How I Became a Linguist by Barbara Citko

How did I become a linguist? I think I took a road many linguists take, which
is via a study of a foreign language. In my case it was good old English,
which I started studying when I was seven. And, as they say, the rest is
history. This is how I got interested in crosslinguistic variation, and the
idea that there are well-defined limits to this variation. Well, maybe this
came a bit later, although I have always liked to think of myself as a
precocious linguist.

I grew up in Gdynia, Poland during what I consider to be one of the most
interesting periods in Poland's history. Gdynia, like Gdańsk, perhaps its
better known neighbor, also had a big shipyard, and these shipyards were
places where the Solidarity movement started. Both of my parents were members
of Solidarity; my father worked in the Gdynia shipyard. This meant that
strikes, martial law, curfews were very close to home, not something you heard
about on the news or learnt about from history books. Maybe this experience
didn't help me become a linguist, but it certainly shaped me as a person.

I went to an English high school and majored in English philology as an
undergraduate in college (first at the University of Poznań and then
University of Gdańsk, both in Poland). It was in Poznań where I first got
exposed to Chomskyan linguistics. I still remember my first syntax course,
pouring through Radford's textbook and being utterly fascinated by the beauty
and simplicity of Subjacency Principle.
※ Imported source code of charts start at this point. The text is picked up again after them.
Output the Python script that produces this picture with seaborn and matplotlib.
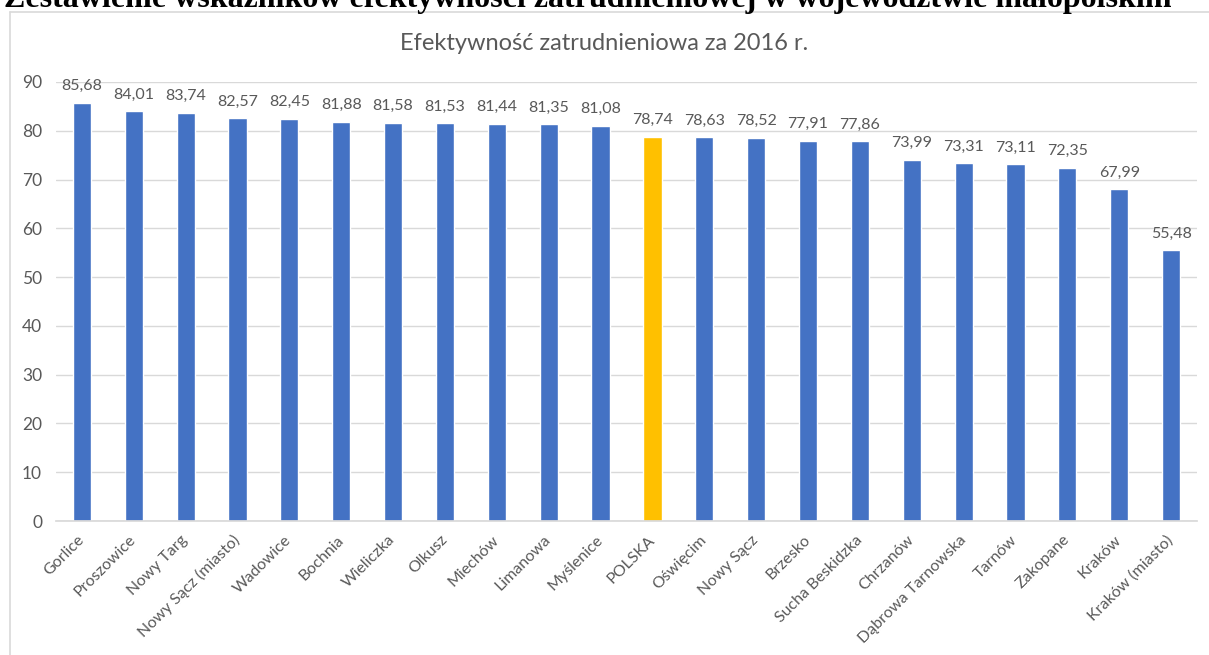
import matplotlib
matplotlib.use("Agg")
import matplotlib.pyplot as plt
import seaborn as sns
from matplotlib.lines import Line2D

categories = ["Gorlice", "Proszowice", "Nowy Targ", "Nowy Sącz (miasto)", "Wadowice",
              "Bochnia", "Wieliczka", "Olkusz", "Miechów", "Limanowa", "Myślenice",
              "POLSKA", "Oświęcim", "Nowy Sącz", "Brzesko", "Sucha Beskidzka",
              "Chrzanów", "Dąbrowa Tarnowska", "Tarnów", "Zakopane", "Kraków",
              "Kraków (miasto)"]
values = [85.68, 84.01, 83.74, 82.57, 82.45, 81.88, 81.58, 81.53, 81.44, 81.35,
          81.08, 78.74, 78.63, 78.52, 77.91, 77.86, 73.99, 73.31, 73.11, 72.35,
          67.99, 55.48]
highlight = "POLSKA"
yticks = [0, 10, 20, 30, 40, 50, 60, 70, 80, 90]
title = "Efektywność zatrudnieniowa za 2016 r."
heading = "Zestawienie wskaźników efektywności zatrudnieniowej w województwie małopolskim"

sns.set_theme(style="white")
plt.rcParams['font.family'] = ['Lato', 'DejaVu Sans']

gray = "#595959"
blue = "#4472C4"
gold = "#FFC000"
palette = {c: (gold if c == highlight else blue) for c in categories}

fig = plt.figure(figsize=(12.09, 6.55), dpi=100)
ax = fig.add_axes([56/1209, 1-521/655, (1197-56)/1209, (521-82)/655])

sns.barplot(x=categories, y=values, hue=categories, palette=palette,
            width=0.35, legend=False, ax=ax, saturation=1)

ax.set_ylim(0, 90)
ax.set_xlim(-0.5, len(categories) - 0.5)
ax.set_yticks(yticks)
ax.yaxis.grid(True, color="#D9D9D9", linewidth=1)
ax.set_axisbelow(True)
for s in ["top", "right", "left"]:
    ax.spines[s].set_visible(False)
ax.spines["bottom"].set_color("#D9D9D9")
ax.tick_params(axis="both", length=0, colors=gray)
ax.tick_params(axis="y", pad=10, labelsize=12.5)
ax.tick_params(axis="x", pad=12, labelsize=11.5)
ax.set_xlabel("")
ax.set_ylabel("")
ax.set_xticks(range(len(categories)))
ax.set_xticklabels(categories, rotation=45, ha="right", va="center", rotation_mode="anchor")
for container in ax.containers:
    ax.bar_label(container, labels=[f"{v:.2f}".replace(".", ",") for v in container.datavalues],
                 padding=7, color=gray, fontsize=11.5)

fig.text(0.5, 1-44/655, title, ha="center", va="center", color=gray, fontsize=17)

# chart frame
fig.add_artist(Line2D([10/1209, 10/1209], [0, 1-12/655], color="#D9D9D9", lw=1.2,
                      transform=fig.transFigure))
fig.add_artist(Line2D([10/1209, 1], [1-12/655, 1-12/655], color="#D9D9D9", lw=1.2,
                      transform=fig.transFigure))

fig.text(4/1209, 1-7/655, heading, ha="left", va="baseline", fontsize=23,
         fontweight="bold", family=["Liberation Serif", "DejaVu Serif"], color="black")

fig.savefig("out.png", dpi=100)
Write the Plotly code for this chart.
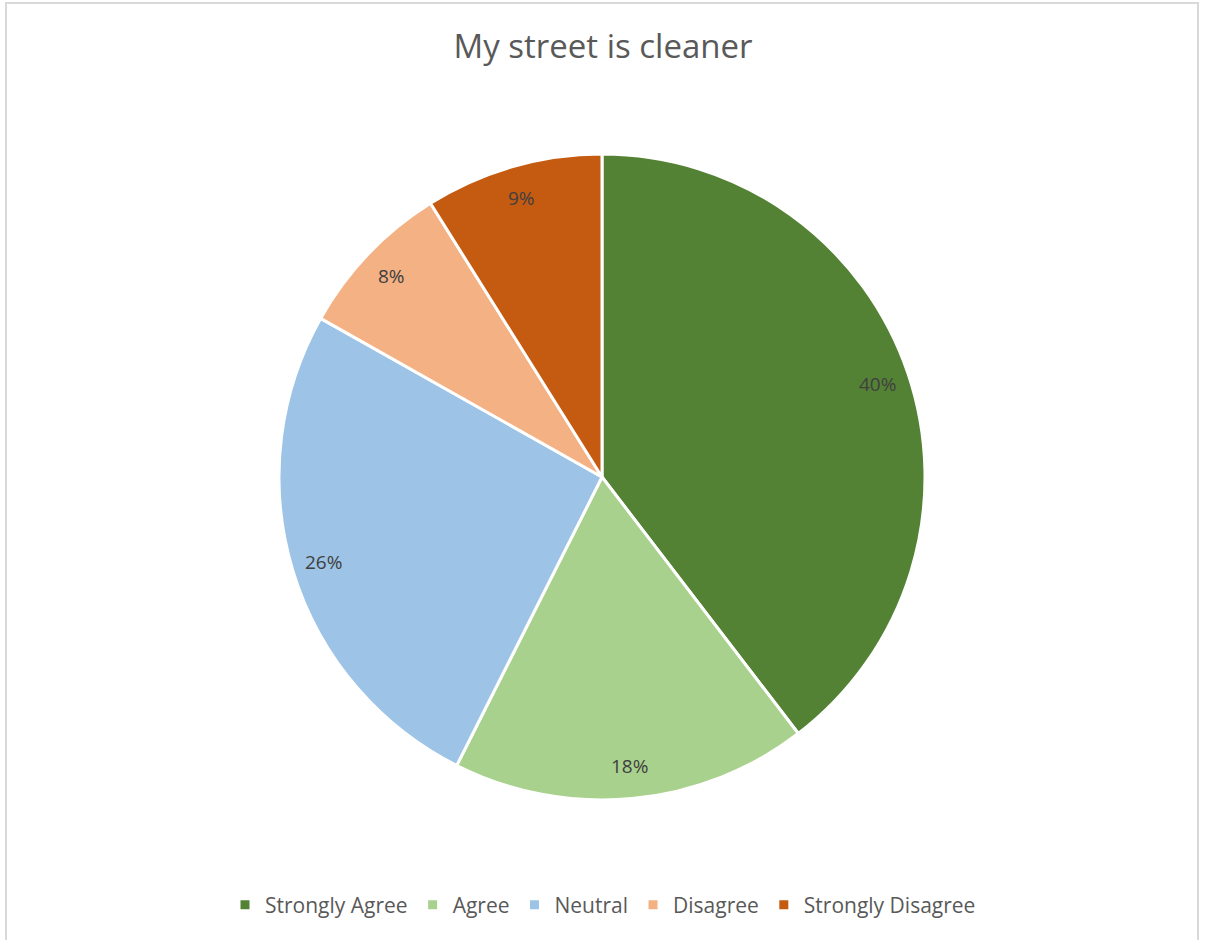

I know, I am dating myself here.

I came to the States in 1994 and got a PhD in linguistics from Stony Brook
University in 2000. My dissertation was on free relatives, and I have been
interested in what we might call non-canonical wh-constructions:
across-the-board wh-questions (What did Peter write and Bill review?),
questions with coordinated wh-pronouns (What and where did John sing?),
multiple wh-questions (Where did John sing what?) and various types of
relative clauses ever since. In my research, I tend to focus on Polish, my
native language, hoping to contribute to our understanding of the syntax of
Slavic languages and, more generally, to our understanding of which aspects of
language are universal and which ones are not and why this might be the case.

Over the years I have been influenced and inspired by so many great linguists,
all of whom would be impossible to name here. But I do want to acknowledge my
first syntax teachers, Przemysław Tajsner and Jacek Witkoś from the University
of Poznań, and my undergraduate advisor from the University of Gdańsk, Piotr
Ruszkewicz, and thank all the faculty from Stony Brook University, in
particular, Richard Larson, my dissertation advisor, for making graduate
school such a wonderful and memorable experience!

After graduating from Stony Brook I spent one year as a visiting assistant
professor at the University of Utah, one year at the University of Connecticut
and two years at Brandeis University, before joining the Linguistics
Department at the University of Washington in 2005, which is where I have been
since. It goes without saying that I would not even have known about these
positions without the Linguist List, let alone have applied for them, let
alone have gotten any of them. I also wouldn't have known about countless
conferences, books, journals; all the things that help us keep up with the
field. In other words, without the Linguist List I wouldn't be the linguist
that I am today. Thank you, guys, for everything you're doing!!!